Supervisor Elham AbolFateh
Editor in Chief Mohamed Wadie

Netflix Sued for $5M over False Claim in 'Queen's Gambit'


Fri 17 Sep 2021 | 06:35 PM
Omnia Ahmed

Former chess champion Nona Gaprindashvili said, Friday, she is suing Netflix bosses for $5 million over false information in "The Queen's Gambit".

The 80-year-old Soviet star filed a defamation suit regarding a “manifestly false” piece of dialogue in the show. Gaprindashvili is seeking at least $5 million (£3.6 million) in actual damages plus more in punitive damages, according to The Hollywood Reporter.

The former champion is objecting to a commentator’s claim in the hit streaming series’ final episode that fictional game whiz Beth Harmon, played by Anya Taylor-Joy, was the first female world champion who ever competed against men.

In the last episode of The Queen’s Gambit, a fictional chess commentator makes a comment about the show star Beth Harmon as she plays in the Moscow Invitational: “The only unusual thing about her, really, is her sex, and even that’s not unique in Russia—there’s Nona Gaprindashvili, but she’s the female world champion and has never faced men.”

In the suit, Nona writes: “The allegation that Gaprindashvili ‘has never faced men’ is manifestly false, as well as being grossly sexist and belittling."

“Netflix brazenly and deliberately lied about Gaprindashvili’s achievements for the cheap and cynical purpose of ‘heightening the drama’ by making it appear that its fictional hero had managed to do what no other woman, including Gaprindashvili, had done," she added.

By 1968, when the episode is set, Gaprindashvili had competed against at least 59 male chess players including 10 Grandmasters, according to the lawsuit.

In this sense, the suit argues that Netflix was well aware of these facts, having hired “two of the world’s leading chess authorities as consultants.”

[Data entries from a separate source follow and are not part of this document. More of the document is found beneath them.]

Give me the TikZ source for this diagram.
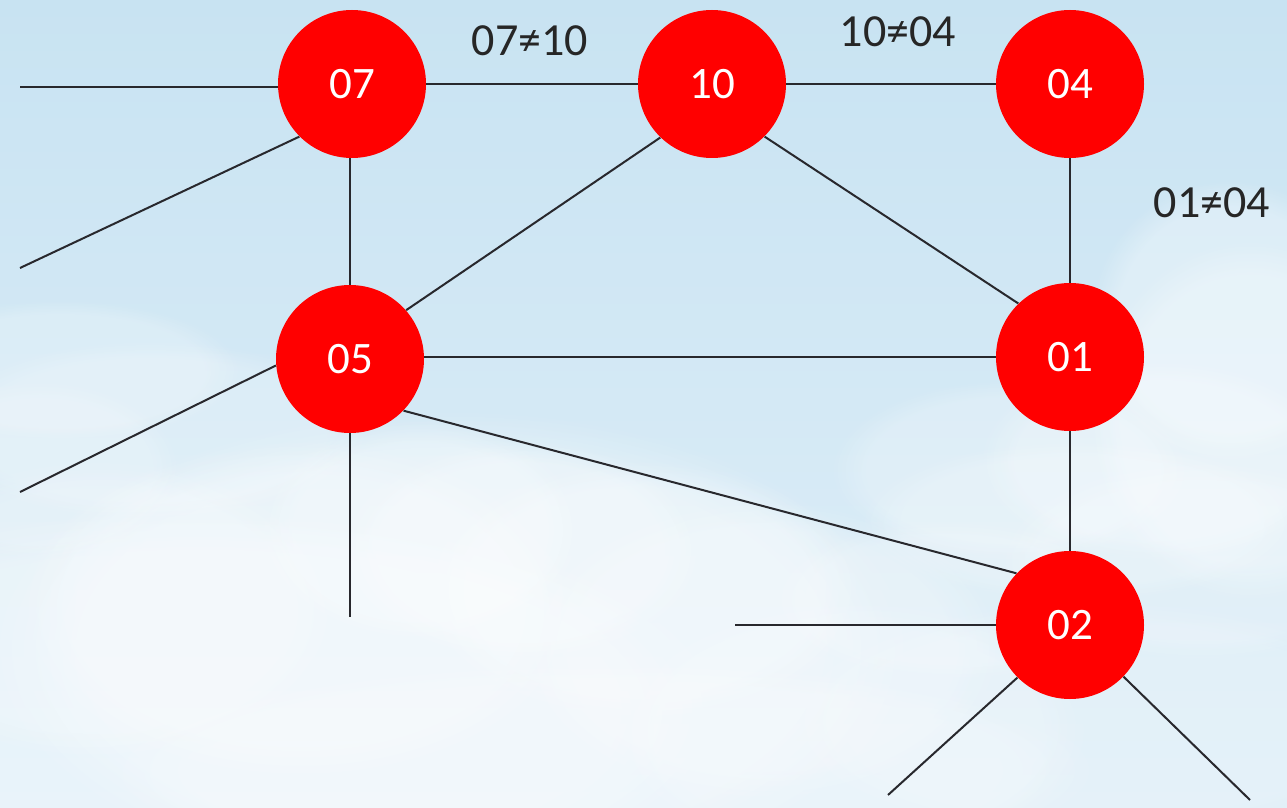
\documentclass[tikz,border=0pt]{standalone}
\usepackage{fontspec}
\setmainfont{Carlito}
\usetikzlibrary{fadings}

\definecolor{skytop}{RGB}{200,227,242}
\definecolor{skybot}{RGB}{224,239,248}
\definecolor{wire}{RGB}{40,40,45}
\definecolor{nodered}{RGB}{255,0,0}

% soft white puff of cloud: centre x, centre y, x radius, y radius (in pt), opacity
\newcommand{\puff}[5]{%
  \fill[white, opacity=#5, path fading=circle with fuzzy edge 20 percent]
    (#1,#2) ellipse [x radius=#3pt, y radius=#4pt];}

\tikzset{
  station/.style={circle, fill=nodered, minimum size=74pt, inner sep=0pt,
    text=white, font=\fontsize{22.5}{26}\selectfont},
  link/.style={draw=wire, line width=1pt},
  tag/.style={text=black!85, font=\fontsize{23}{27}\selectfont, inner sep=0pt}
}

\begin{document}
\begin{tikzpicture}[x=0.5pt, y=-0.5pt]
  % sky
  \shade[top color=skytop, bottom color=skybot] (0,0) rectangle (1287,808);
  \useasboundingbox (0,0) rectangle (1287,808);

  % clouds, lower left mass
  \puff{200}{710}{260}{100}{0.3}
  \puff{450}{650}{230}{120}{0.3}
  \puff{420}{530}{80}{55}{0.25}
  \puff{520}{550}{90}{55}{0.25}
  \puff{640}{590}{110}{65}{0.25}
  \puff{760}{650}{120}{75}{0.22}
  \puff{300}{610}{140}{85}{0.25}
  \puff{100}{610}{120}{75}{0.22}
  \puff{600}{770}{250}{55}{0.22}
  \puff{850}{730}{120}{65}{0.18}
  % faint clouds on the left
  \puff{60}{370}{90}{35}{0.22}
  \puff{150}{430}{110}{45}{0.2}
  \puff{40}{470}{70}{45}{0.18}
  % clouds on the right
  \puff{1230}{320}{70}{70}{0.3}
  \puff{1250}{420}{80}{90}{0.3}
  \puff{1160}{460}{90}{50}{0.25}
  \puff{1010}{470}{90}{45}{0.22}
  \puff{1080}{520}{110}{40}{0.2}
  \puff{1200}{560}{100}{50}{0.2}
  \puff{950}{600}{90}{40}{0.18}
  \puff{1100}{720}{160}{60}{0.18}

  % stations
  \node[station] (n07) at (352,84)  {07};
  \node[station] (n10) at (712,84)  {10};
  \node[station] (n04) at (1070,84) {04};
  \node[station] (n05) at (350,359) {05};
  \node[station] (n01) at (1070,357) {01};
  \node[station] (n02) at (1070,625) {02};

  % loose line ends
  \coordinate (a1) at (20,87);
  \coordinate (a2) at (20,268);
  \coordinate (b1) at (20,492);
  \coordinate (b2) at (350,617);
  \coordinate (c1) at (735,625);
  \coordinate (c2) at (888,795);
  \coordinate (c3) at (1250,800);

  % links
  \draw[link] (a1) -- (a1 -| n07.west);
  \draw[link] (a2) -- (n07.225);
  \draw[link] (n07) -- (n10);
  \draw[link] (n10) -- (n04);
  \draw[link] (n07.south -| n05) -- (n05);
  \draw[link] (n10.226) -- (n05.41);
  \draw[link] (n10.315) -- (n01.134);
  \draw[link] (n04) -- (n01);
  \draw[link] (n05.east |- n01) -- (n01);
  \draw[link] (b1) -- (n05.185);
  \draw[link] (n05) -- (b2);
  \draw[link] (n05.316) -- (n02.136);
  \draw[link] (n01) -- (n02);
  \draw[link] (c1) -- (n02);
  \draw[link] (n02.225) -- (c2);
  \draw[link] (n02.316) -- (c3);

  % labels
  \node[tag] (t1) at (530,41)  {07≠10};
  \node[tag] (t2) at (898,32)  {10≠04};
  \node[tag] (t3) at (1212,203) {01≠04};
\end{tikzpicture}
\end{document}
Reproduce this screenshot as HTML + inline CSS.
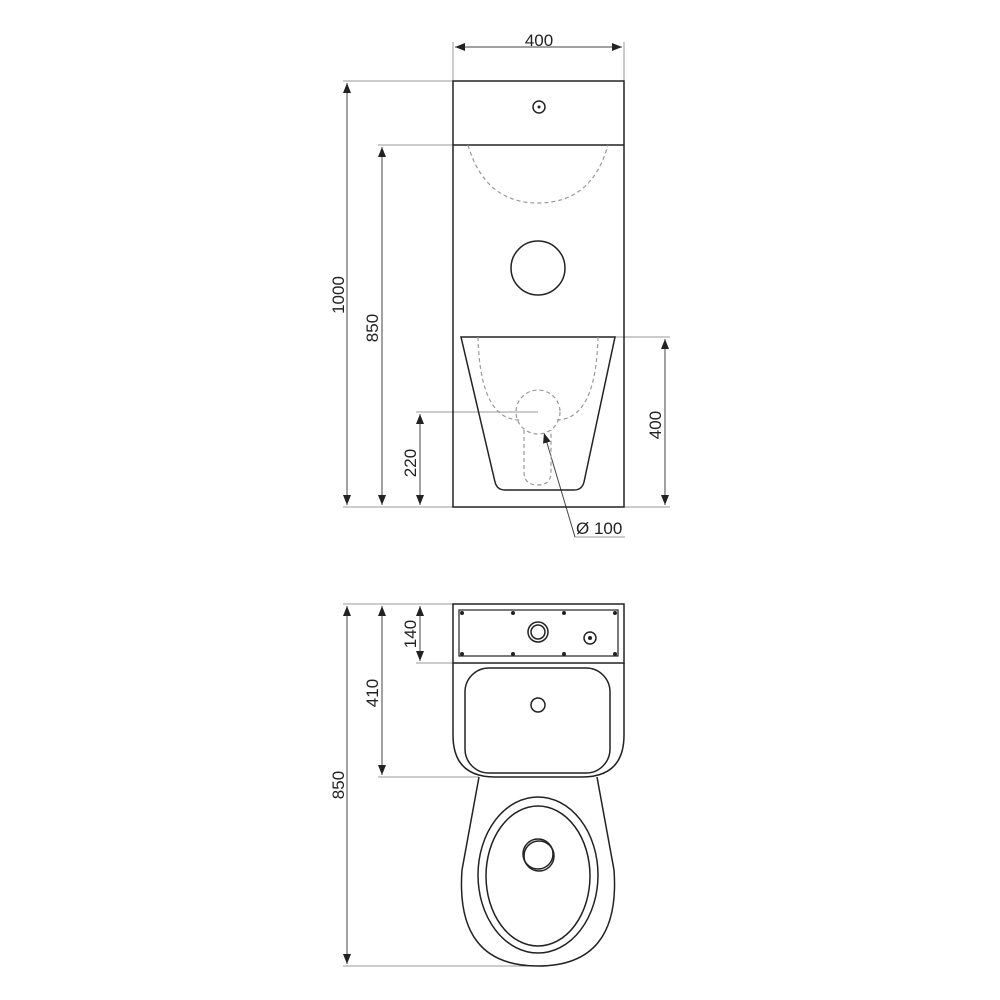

She also takes offence at being called a “Russian” when she is from Georgia, which was under Soviet rule from 1921 to 1991.

“Piling on additional insult to injury, Netflix described Gaprindashvili as Russian, despite knowing that she was Georgian, and that Georgians had suffered under Russian domination when part of the Soviet Union, and had been bullied and invaded by Russia thereafter,” the suit continues.

Gaprindashvili, the suit alleged, contacted Netflix after the series was released, asking that the inaccuracy be publicly corrected with a retraction and apology. Nonetheless, the streaming service declined to do so, calling the line of dialogue “innocuous.”

Meanwhile, a Netflix spokesperson has revealed company bosses will contest the suit, sharing in a statement: “Netflix has only the utmost respect for Ms. Gaprindashvili and her illustrious career, but we believe this claim has no merit and will vigorously defend the case.”